When Barbara Lee came up for confirmation as Director of the Department of Toxic Substances Control in July, 50 groups begged the California Senate Rules Committee and Senate pro Tem Kevin de León to put off a vote until Lee, who had been in office six months, took action to punish serial hazardous waste polluters, deny them permits, and force them to clean up communities under toxic assault.
The Rules Committee confirmed her anyway, but she got fair warning.
"There is this real perception that branch chiefs are very cozy with industry and therefore being too lenient," said de León. "We are looking for a change agent, a provocateur, not a protector of the status quo.
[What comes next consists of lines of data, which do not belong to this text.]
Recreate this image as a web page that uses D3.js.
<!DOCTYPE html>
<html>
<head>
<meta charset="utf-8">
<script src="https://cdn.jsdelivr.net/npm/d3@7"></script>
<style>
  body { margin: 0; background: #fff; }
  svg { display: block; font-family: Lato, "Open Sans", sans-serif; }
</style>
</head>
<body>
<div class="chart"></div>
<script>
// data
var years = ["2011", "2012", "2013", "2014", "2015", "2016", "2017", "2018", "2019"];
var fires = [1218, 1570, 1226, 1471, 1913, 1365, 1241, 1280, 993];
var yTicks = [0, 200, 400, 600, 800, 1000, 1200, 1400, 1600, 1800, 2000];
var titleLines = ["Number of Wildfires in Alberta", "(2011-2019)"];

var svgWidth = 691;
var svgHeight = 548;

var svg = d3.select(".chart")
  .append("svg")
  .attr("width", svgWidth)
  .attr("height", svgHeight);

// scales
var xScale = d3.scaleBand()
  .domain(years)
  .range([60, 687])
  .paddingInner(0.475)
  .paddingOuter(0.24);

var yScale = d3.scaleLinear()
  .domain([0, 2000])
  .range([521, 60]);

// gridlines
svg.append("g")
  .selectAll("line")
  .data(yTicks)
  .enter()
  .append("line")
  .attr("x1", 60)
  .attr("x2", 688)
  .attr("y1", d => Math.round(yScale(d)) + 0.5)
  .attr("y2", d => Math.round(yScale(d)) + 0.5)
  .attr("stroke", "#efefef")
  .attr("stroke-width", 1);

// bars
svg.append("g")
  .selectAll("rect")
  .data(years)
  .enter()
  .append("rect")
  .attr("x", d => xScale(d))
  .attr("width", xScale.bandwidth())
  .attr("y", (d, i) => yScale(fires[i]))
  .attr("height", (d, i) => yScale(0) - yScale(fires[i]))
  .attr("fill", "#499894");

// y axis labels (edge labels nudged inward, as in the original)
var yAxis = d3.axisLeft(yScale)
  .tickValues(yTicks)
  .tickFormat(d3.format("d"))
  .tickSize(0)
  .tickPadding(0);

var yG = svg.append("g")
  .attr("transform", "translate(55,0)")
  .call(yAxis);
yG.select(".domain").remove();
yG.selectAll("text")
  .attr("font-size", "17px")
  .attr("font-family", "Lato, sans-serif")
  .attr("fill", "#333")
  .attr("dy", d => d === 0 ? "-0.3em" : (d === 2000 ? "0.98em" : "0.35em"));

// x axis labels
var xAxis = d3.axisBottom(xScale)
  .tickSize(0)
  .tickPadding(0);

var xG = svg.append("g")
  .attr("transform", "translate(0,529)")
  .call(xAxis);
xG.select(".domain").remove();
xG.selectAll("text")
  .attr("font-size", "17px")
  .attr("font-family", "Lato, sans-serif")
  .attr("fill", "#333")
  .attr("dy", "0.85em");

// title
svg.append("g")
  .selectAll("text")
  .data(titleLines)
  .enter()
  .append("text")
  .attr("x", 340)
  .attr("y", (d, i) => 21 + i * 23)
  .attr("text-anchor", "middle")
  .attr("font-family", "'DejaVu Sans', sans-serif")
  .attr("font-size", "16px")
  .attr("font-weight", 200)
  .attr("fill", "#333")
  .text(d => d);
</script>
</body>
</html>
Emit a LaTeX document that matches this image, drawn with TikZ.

We are looking for a disruptor."
The Senate leader said the Legislature would gut DTSC's budget next year if she failed to reform the deeply troubled agency. "You have to have accountability...at a minimum we need a stick," he said.
Based on a hard-hitting NBC4 investigative series on Boeing's derailing of the cleanuip of the Santa Susana Field Lab in Simi HIlls, it's time for that stick.
That's because Ms. Lee is oblivious to the very problem that de León identified -- her top managers work to protect polluters more than the public. In this case, Boeing. Ms. Lee is going along for the ride, agreeing with Boeing that contamination underneath a former Cold War government lab on a Simi Hills mountain is no threat to residents who live beneath. Indeed, it’s practically ready to turn into a playground.
But all the evidence points the opposite way: a radioactive and chemically contaminated nightmare. During the Cold War, chemical spills from 30,000 rocket tests soaked into the ground and water. Nuclear accidents and fires, including a partial nuclear meltdown in 1959, deposited contaminated fallout. Workers vented radioactive gas to the atmosphere for weeks.
Boeing is downplaying the extent of the risks to thousands of area residents that live beneath the site. Dozens living nearby suffer from cancer, and a federal study in 2007 established a 60 percent higher cancer risk among people living within two miles of the site compared to people living further away.
Ms. Lee essentially sided with Boeing in the NBC series' second story last week.
Boeing, which owns the majority of the site, has spent time and money hiring the best government-officials-turned-fixers that money can buy to overturn a state cleanup to the strictest standards for protection of human health. The government’s contractor at the site is pushing the idea that it’s safe to leave most of the contamination behind.
You would think that Ms. Lee, who at her confirmation hearing said that she was committed to bringing “daylight” to the agency, would quickly see through this charade. But, Boeing and her own top managers appear to be running circles around her.
In the NBC story on Boeing and its lobbyists, Lee claims that contamination from Santa Susana does not threaten anyone, though government documents and studies confirm contamination has spread to soil and groundwater outside the site’s boundaries.
"I don't believe there is a current exposure to communities," she told the NBC I-Team.
Former Cal EPA Secretary Linda Adams, who has worked for both Democratic and Republican governors and nearly won the battle for a thorough cleanup under Gov. Arnold Schwarzenegger until it was reversed under Gov. Jerry Brown, was aghast.
"I don't know how anyone could be saying that," Adams said. "All the evidence I've seen shows there is a threat." Contamination doesn’t stay at the top of a mountain, she said. It rolls downhill exposing the population beneath.
How Ms. Lee could equivocate on the amount of cleanup that needs to be done defies belief. Then again, she’s minimized and ignored the health threats from the mess that lead battery recycler Exide left behind in East Los Angeles. She essentially told CBS News that there was no public health emergency until kids were dropping in the street from lead poisoning. After claiming that only one property needed cleaning up quickly, Ms. Lee reversed position and admitted up to 10,000 homes near Exide could potentially need cleanup.
Ms. Lee has also taken no action to resolve a 2013 lawsuit against the DTSC filed by Consumer Watchdog, Physicians for Social Responsibility-LA, Committee to Bridge the Gap, and the Southern California Federation of Scientists. The groups sued DTSC and the Department for Public Health for allowing demolition of radioactively contaminated structures from the nuclear portion of the site and disposal of the waste in sites not licensed for radioactive waste disposal.
In the fight for proper cleanup, emails surfaced showing that Boeing used government officials turned fixers to pressure DTSC higher ups to allow the illegal disposal of radioactive debris from the site in unlicensed landfills and at recycling facilities in the area. A judge granted a preliminary injunction against Boeing’s removal of any more radioactive debris pending the outcome of the lawsuit.
When government appears to be in bed with the polluter, saving it money at the expense of public health, that’s not a win for anyone’s constituents in Simi Hills, East LA, or anywhere else that people are sick and dying because government looks the other way.